◆ **WHAT TO PRODUCE**
Your task is to quote the material that follows, in full and exactly.

# # # # # # #

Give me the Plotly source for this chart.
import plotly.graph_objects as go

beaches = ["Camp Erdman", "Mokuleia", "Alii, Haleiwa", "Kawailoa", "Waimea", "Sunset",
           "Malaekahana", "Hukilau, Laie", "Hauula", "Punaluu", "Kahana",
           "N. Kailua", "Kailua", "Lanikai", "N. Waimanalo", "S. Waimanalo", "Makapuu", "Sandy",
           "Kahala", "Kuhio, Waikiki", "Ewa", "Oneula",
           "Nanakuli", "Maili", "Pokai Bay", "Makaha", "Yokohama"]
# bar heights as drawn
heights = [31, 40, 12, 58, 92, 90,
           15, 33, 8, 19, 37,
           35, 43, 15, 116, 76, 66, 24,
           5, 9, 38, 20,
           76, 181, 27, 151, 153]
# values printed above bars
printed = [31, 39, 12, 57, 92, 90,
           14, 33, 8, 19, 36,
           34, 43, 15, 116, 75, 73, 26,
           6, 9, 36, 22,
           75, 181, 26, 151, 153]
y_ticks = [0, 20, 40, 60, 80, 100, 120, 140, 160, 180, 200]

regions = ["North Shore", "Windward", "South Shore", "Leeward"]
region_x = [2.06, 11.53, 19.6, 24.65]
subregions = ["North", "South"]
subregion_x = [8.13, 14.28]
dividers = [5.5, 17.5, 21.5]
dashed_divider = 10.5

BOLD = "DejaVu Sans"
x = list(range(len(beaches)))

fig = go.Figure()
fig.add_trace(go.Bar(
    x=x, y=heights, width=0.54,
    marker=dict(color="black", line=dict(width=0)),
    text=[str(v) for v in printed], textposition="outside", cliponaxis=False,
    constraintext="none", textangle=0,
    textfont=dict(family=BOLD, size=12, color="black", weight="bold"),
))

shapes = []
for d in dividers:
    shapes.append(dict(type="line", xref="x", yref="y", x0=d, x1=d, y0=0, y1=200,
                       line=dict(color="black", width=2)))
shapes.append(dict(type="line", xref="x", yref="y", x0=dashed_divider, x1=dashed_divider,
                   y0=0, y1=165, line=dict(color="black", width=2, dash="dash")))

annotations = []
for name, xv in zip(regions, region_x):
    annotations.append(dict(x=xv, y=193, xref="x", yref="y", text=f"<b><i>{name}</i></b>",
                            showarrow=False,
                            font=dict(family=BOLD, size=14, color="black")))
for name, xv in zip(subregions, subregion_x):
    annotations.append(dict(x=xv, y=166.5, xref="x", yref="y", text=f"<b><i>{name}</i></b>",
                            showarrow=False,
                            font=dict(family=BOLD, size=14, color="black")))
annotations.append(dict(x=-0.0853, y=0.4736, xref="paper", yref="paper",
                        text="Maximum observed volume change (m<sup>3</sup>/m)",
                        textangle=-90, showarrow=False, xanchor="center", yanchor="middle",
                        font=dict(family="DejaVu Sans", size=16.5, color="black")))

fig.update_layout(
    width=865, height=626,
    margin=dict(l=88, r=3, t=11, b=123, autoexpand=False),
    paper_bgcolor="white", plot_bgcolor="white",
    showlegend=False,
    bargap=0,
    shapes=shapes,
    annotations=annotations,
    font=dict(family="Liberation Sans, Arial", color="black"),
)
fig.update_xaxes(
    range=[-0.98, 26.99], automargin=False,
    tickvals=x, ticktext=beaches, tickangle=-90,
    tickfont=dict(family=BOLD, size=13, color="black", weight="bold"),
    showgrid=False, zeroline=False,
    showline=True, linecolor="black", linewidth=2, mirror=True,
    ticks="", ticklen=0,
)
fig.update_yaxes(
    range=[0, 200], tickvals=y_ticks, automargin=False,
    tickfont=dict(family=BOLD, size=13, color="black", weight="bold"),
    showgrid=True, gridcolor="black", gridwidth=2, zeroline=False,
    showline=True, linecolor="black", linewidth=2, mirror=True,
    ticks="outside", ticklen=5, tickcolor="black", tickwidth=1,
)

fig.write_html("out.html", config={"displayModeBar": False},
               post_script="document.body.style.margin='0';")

# # # # # # #

◆ **EXERCISE RESULT**
Give me the Plotly source for this chart.
import plotly.graph_objects as go

beaches = ["Camp Erdman", "Mokuleia", "Alii, Haleiwa", "Kawailoa", "Waimea", "Sunset",
           "Malaekahana", "Hukilau, Laie", "Hauula", "Punaluu", "Kahana",
           "N. Kailua", "Kailua", "Lanikai", "N. Waimanalo", "S. Waimanalo", "Makapuu", "Sandy",
           "Kahala", "Kuhio, Waikiki", "Ewa", "Oneula",
           "Nanakuli", "Maili", "Pokai Bay", "Makaha", "Yokohama"]
# bar heights as drawn
heights = [31, 40, 12, 58, 92, 90,
           15, 33, 8, 19, 37,
           35, 43, 15, 116, 76, 66, 24,
           5, 9, 38, 20,
           76, 181, 27, 151, 153]
# values printed above bars
printed = [31, 39, 12, 57, 92, 90,
           14, 33, 8, 19, 36,
           34, 43, 15, 116, 75, 73, 26,
           6, 9, 36, 22,
           75, 181, 26, 151, 153]
y_ticks = [0, 20, 40, 60, 80, 100, 120, 140, 160, 180, 200]

regions = ["North Shore", "Windward", "South Shore", "Leeward"]
region_x = [2.06, 11.53, 19.6, 24.65]
subregions = ["North", "South"]
subregion_x = [8.13, 14.28]
dividers = [5.5, 17.5, 21.5]
dashed_divider = 10.5

BOLD = "DejaVu Sans"
x = list(range(len(beaches)))

fig = go.Figure()
fig.add_trace(go.Bar(
    x=x, y=heights, width=0.54,
    marker=dict(color="black", line=dict(width=0)),
    text=[str(v) for v in printed], textposition="outside", cliponaxis=False,
    constraintext="none", textangle=0,
    textfont=dict(family=BOLD, size=12, color="black", weight="bold"),
))

shapes = []
for d in dividers:
    shapes.append(dict(type="line", xref="x", yref="y", x0=d, x1=d, y0=0, y1=200,
                       line=dict(color="black", width=2)))
shapes.append(dict(type="line", xref="x", yref="y", x0=dashed_divider, x1=dashed_divider,
                   y0=0, y1=165, line=dict(color="black", width=2, dash="dash")))

annotations = []
for name, xv in zip(regions, region_x):
    annotations.append(dict(x=xv, y=193, xref="x", yref="y", text=f"<b><i>{name}</i></b>",
                            showarrow=False,
                            font=dict(family=BOLD, size=14, color="black")))
for name, xv in zip(subregions, subregion_x):
    annotations.append(dict(x=xv, y=166.5, xref="x", yref="y", text=f"<b><i>{name}</i></b>",
                            showarrow=False,
                            font=dict(family=BOLD, size=14, color="black")))
annotations.append(dict(x=-0.0853, y=0.4736, xref="paper", yref="paper",
                        text="Maximum observed volume change (m<sup>3</sup>/m)",
                        textangle=-90, showarrow=False, xanchor="center", yanchor="middle",
                        font=dict(family="DejaVu Sans", size=16.5, color="black")))

fig.update_layout(
    width=865, height=626,
    margin=dict(l=88, r=3, t=11, b=123, autoexpand=False),
    paper_bgcolor="white", plot_bgcolor="white",
    showlegend=False,
    bargap=0,
    shapes=shapes,
    annotations=annotations,
    font=dict(family="Liberation Sans, Arial", color="black"),
)
fig.update_xaxes(
    range=[-0.98, 26.99], automargin=False,
    tickvals=x, ticktext=beaches, tickangle=-90,
    tickfont=dict(family=BOLD, size=13, color="black", weight="bold"),
    showgrid=False, zeroline=False,
    showline=True, linecolor="black", linewidth=2, mirror=True,
    ticks="", ticklen=0,
)
fig.update_yaxes(
    range=[0, 200], tickvals=y_ticks, automargin=False,
    tickfont=dict(family=BOLD, size=13, color="black", weight="bold"),
    showgrid=True, gridcolor="black", gridwidth=2, zeroline=False,
    showline=True, linecolor="black", linewidth=2, mirror=True,
    ticks="outside", ticklen=5, tickcolor="black", tickwidth=1,
)

fig.write_html("out.html", config={"displayModeBar": False},
               post_script="document.body.style.margin='0';")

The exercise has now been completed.